**SOURCE DATA:**
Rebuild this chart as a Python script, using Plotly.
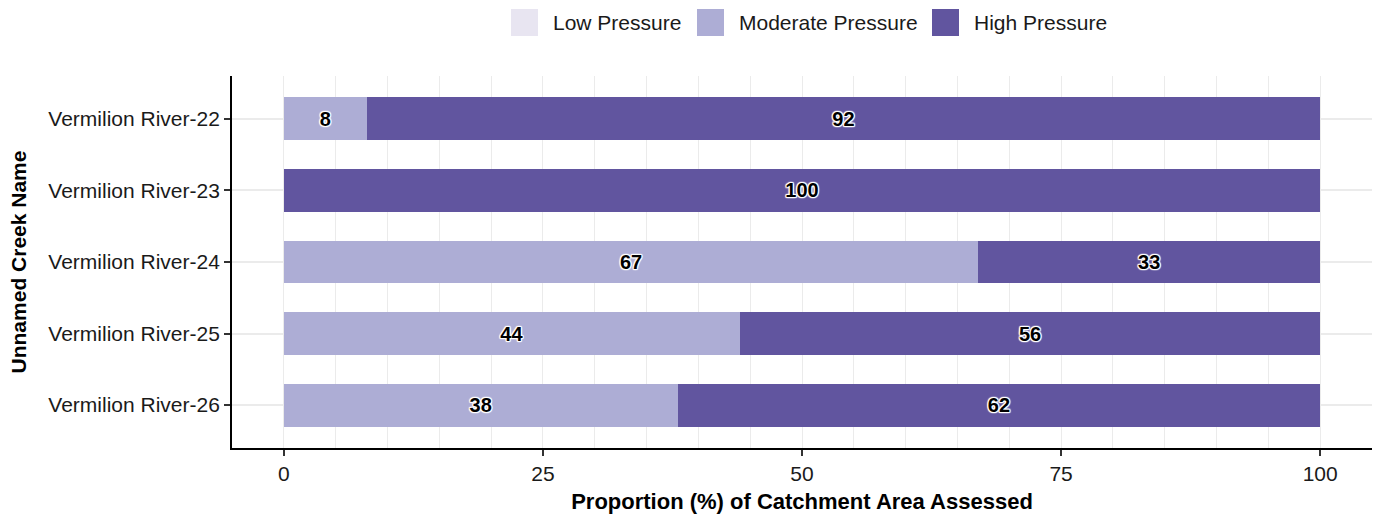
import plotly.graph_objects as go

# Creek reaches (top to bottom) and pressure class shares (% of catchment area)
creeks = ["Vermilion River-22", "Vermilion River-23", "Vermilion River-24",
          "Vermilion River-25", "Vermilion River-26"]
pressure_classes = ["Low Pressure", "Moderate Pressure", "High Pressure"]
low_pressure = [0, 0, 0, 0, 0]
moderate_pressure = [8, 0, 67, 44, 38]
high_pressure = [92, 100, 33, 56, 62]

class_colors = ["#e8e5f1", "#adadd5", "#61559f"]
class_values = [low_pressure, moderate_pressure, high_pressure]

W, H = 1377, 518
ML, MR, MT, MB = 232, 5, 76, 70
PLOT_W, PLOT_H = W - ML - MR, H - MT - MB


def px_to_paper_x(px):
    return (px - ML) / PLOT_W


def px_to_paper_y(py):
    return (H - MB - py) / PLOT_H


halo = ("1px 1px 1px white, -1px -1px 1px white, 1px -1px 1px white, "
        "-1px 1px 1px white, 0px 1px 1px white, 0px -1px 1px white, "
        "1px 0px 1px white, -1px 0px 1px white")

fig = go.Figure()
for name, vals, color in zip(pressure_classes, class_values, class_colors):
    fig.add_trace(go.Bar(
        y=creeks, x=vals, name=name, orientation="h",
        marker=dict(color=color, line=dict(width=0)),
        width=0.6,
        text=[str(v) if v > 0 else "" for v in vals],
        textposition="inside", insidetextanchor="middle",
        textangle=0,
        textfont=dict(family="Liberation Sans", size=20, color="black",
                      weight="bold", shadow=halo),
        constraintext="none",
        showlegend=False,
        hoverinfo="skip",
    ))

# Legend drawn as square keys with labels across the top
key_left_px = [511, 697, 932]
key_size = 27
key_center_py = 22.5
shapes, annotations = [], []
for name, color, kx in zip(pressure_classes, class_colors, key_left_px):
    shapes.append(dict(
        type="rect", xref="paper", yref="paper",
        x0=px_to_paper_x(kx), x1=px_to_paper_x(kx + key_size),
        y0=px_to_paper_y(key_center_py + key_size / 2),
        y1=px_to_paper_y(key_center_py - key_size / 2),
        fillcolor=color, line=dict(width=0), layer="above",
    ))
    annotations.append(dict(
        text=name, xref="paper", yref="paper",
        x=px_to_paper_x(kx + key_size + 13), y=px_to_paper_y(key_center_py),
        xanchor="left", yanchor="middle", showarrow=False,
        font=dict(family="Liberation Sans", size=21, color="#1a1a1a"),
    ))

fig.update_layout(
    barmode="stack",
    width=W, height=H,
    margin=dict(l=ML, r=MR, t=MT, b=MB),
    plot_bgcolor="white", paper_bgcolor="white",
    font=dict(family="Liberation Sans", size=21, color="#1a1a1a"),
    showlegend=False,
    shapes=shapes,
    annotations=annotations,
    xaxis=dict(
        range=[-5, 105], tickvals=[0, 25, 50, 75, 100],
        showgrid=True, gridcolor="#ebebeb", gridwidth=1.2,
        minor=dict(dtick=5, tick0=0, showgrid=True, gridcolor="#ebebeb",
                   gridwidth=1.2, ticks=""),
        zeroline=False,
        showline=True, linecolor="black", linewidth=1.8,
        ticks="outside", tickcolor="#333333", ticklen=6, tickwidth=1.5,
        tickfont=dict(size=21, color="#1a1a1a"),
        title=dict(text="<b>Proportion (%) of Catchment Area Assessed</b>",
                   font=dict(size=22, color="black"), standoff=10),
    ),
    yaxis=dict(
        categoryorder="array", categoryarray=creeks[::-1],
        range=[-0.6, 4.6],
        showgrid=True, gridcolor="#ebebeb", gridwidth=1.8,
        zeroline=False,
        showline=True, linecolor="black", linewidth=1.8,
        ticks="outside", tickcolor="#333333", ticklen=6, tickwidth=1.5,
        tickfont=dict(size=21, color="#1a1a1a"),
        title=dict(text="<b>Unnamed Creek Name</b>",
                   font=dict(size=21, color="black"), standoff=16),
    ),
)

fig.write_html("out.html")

**INSTRUCTION:**
Please take the lines from the beginning of the data above through the line holding "class_values = [low_pressure, moderate_pressure, high_pressure]" and transcribe them exactly, without any pictures.

**WRITTEN SOLUTION:**
Rebuild this chart as a Python script, using Plotly.
import plotly.graph_objects as go

# Creek reaches (top to bottom) and pressure class shares (% of catchment area)
creeks = ["Vermilion River-22", "Vermilion River-23", "Vermilion River-24",
          "Vermilion River-25", "Vermilion River-26"]
pressure_classes = ["Low Pressure", "Moderate Pressure", "High Pressure"]
low_pressure = [0, 0, 0, 0, 0]
moderate_pressure = [8, 0, 67, 44, 38]
high_pressure = [92, 100, 33, 56, 62]

class_colors = ["#e8e5f1", "#adadd5", "#61559f"]
class_values = [low_pressure, moderate_pressure, high_pressure]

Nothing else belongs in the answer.